WORK TO DO —
Copy the material below verbatim from the line with "Emit a Python" to the line with "plt.rcParams['font.family'] = ['Liberation", both lines included, omitting pictures and every line outside that range.

Collection entries —
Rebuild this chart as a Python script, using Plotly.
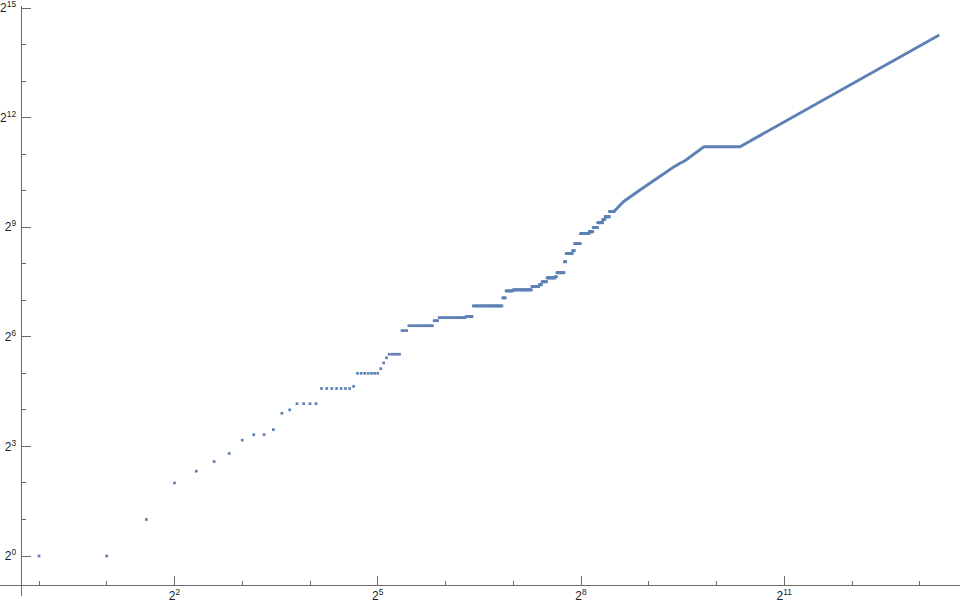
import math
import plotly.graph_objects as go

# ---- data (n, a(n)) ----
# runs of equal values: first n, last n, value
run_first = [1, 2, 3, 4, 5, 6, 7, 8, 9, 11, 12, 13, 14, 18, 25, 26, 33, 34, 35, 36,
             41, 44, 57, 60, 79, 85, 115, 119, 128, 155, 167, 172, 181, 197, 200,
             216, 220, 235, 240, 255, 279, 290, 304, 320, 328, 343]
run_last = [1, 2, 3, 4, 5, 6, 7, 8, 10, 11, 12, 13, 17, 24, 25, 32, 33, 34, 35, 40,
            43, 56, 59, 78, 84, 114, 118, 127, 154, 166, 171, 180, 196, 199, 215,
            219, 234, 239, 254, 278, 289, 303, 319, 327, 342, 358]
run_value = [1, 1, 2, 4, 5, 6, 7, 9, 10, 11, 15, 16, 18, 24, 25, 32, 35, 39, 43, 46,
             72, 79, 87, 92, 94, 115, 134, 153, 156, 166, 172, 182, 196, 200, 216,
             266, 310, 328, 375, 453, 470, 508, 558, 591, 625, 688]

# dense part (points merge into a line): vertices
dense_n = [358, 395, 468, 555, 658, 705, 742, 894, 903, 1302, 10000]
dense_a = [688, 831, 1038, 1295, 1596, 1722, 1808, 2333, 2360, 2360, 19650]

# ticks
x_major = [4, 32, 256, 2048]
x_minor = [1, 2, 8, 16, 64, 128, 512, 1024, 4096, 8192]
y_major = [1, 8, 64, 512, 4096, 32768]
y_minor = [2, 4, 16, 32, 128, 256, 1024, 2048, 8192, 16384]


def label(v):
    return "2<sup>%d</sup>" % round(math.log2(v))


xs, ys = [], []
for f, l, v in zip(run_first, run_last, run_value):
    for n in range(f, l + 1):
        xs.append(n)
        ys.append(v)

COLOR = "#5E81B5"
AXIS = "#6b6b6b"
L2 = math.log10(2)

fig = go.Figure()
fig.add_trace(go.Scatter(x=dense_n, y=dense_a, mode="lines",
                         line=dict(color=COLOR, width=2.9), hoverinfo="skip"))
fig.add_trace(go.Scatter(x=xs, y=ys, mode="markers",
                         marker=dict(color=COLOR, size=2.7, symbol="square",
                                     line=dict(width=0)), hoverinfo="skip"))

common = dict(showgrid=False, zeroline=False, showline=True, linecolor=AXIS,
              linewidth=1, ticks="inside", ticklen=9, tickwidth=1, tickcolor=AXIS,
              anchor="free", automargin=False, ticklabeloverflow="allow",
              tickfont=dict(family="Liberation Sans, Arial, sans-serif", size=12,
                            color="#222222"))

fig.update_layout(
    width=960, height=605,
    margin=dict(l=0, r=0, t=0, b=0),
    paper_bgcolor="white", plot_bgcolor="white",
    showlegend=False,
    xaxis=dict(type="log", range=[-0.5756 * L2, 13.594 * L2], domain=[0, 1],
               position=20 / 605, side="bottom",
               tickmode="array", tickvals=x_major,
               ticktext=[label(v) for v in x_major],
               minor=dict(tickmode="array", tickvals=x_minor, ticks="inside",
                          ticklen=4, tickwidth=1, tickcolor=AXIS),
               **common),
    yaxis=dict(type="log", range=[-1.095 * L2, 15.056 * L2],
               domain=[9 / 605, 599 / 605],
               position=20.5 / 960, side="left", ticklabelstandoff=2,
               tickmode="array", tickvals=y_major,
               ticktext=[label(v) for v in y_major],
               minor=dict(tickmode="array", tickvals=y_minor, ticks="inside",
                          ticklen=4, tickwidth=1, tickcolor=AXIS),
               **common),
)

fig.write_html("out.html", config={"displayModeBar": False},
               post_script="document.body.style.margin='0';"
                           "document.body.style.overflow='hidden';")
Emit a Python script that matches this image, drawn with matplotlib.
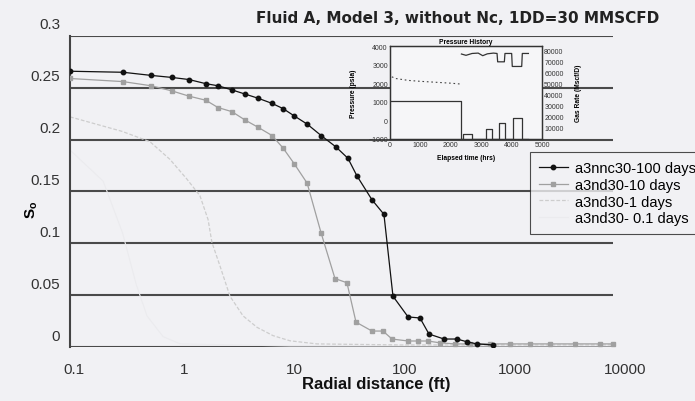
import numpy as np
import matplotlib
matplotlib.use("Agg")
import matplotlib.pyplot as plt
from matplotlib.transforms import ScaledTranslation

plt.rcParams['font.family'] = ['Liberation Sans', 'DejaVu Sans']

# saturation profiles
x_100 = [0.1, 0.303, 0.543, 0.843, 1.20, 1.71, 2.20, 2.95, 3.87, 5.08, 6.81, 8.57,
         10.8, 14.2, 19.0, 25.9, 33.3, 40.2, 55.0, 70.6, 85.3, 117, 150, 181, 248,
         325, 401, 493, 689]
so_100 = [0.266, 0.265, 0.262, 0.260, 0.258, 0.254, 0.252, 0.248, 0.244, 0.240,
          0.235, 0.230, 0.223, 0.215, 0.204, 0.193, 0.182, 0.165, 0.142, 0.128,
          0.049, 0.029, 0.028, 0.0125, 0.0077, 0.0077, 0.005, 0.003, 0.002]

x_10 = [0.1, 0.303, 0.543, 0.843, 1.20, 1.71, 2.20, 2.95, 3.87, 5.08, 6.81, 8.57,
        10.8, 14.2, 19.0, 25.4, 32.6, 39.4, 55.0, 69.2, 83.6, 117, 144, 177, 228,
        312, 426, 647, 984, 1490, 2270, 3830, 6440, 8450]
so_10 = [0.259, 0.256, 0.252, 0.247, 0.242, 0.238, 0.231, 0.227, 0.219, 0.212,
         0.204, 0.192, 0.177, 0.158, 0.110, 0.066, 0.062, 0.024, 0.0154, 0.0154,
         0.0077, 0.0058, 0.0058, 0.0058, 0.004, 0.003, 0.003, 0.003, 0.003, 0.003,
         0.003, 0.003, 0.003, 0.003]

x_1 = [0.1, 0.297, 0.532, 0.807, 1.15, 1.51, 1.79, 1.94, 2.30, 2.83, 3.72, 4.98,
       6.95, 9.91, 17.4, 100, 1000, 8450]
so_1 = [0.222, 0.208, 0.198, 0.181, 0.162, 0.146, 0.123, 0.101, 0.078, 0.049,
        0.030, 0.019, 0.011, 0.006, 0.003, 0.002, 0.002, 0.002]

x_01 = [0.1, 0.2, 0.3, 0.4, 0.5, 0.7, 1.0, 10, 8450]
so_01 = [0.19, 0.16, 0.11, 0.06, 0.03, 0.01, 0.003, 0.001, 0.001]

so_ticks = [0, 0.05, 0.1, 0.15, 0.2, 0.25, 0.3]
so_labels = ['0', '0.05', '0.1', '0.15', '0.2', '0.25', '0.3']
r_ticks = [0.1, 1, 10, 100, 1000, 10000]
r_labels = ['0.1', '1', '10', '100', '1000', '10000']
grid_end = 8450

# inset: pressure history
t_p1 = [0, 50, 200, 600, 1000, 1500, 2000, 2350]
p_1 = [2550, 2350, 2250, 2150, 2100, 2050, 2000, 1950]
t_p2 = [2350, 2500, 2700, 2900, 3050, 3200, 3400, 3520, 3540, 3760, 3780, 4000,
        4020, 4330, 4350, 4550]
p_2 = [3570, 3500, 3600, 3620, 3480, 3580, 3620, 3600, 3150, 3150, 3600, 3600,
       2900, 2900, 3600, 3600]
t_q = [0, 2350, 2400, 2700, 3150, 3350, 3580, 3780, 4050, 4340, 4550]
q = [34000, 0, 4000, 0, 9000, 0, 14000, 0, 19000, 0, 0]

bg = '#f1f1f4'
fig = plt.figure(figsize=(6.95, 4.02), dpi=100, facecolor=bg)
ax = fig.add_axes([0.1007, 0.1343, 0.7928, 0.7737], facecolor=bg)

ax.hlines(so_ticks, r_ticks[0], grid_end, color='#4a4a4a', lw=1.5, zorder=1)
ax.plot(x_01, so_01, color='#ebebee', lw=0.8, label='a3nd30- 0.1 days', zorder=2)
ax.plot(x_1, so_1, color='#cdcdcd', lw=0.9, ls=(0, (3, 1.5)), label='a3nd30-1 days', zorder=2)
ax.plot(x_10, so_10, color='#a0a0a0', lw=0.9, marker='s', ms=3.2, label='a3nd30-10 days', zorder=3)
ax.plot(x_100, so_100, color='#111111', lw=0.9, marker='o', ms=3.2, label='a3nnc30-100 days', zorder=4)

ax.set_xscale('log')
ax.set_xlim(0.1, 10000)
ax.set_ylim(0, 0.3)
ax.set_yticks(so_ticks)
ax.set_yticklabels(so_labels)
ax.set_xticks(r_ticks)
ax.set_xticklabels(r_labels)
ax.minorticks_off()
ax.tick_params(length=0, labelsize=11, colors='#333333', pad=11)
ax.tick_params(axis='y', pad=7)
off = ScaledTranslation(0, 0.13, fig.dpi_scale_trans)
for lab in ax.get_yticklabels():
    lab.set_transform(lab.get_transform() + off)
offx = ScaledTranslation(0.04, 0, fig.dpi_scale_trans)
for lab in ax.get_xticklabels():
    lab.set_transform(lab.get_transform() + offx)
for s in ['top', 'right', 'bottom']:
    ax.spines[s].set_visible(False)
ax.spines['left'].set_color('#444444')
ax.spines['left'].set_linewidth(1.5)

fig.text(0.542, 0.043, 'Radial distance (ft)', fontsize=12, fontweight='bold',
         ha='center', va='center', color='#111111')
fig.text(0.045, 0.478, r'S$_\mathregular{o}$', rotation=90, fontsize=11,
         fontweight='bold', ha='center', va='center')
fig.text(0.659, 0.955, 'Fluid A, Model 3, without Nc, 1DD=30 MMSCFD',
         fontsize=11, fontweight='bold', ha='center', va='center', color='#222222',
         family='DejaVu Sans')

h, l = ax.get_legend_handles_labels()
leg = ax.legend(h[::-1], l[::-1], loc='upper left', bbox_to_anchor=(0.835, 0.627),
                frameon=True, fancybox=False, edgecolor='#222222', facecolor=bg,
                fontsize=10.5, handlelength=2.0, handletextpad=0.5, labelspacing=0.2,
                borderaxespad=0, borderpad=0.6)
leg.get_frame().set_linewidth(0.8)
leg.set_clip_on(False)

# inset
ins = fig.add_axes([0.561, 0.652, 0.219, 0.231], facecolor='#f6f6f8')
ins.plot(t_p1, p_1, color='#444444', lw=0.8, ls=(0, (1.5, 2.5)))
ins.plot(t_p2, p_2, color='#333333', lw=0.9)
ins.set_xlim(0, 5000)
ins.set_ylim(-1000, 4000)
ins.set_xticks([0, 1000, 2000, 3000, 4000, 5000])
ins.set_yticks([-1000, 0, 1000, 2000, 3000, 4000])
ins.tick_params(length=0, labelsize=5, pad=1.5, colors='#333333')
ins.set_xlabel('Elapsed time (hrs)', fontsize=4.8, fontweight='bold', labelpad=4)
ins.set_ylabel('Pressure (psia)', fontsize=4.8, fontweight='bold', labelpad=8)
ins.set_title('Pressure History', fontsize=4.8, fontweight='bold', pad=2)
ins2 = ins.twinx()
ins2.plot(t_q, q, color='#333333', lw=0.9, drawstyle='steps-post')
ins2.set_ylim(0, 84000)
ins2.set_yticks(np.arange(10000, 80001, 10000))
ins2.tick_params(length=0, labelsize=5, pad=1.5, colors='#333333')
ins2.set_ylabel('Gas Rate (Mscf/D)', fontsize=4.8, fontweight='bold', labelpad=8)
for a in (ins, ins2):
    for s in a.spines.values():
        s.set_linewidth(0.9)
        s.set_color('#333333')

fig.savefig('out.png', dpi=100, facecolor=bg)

WORKED ANSWER —
Emit a Python script that matches this image, drawn with matplotlib.
import numpy as np
import matplotlib
matplotlib.use("Agg")
import matplotlib.pyplot as plt
from matplotlib.transforms import ScaledTranslation

plt.rcParams['font.family'] = ['Liberation Sans', 'DejaVu Sans']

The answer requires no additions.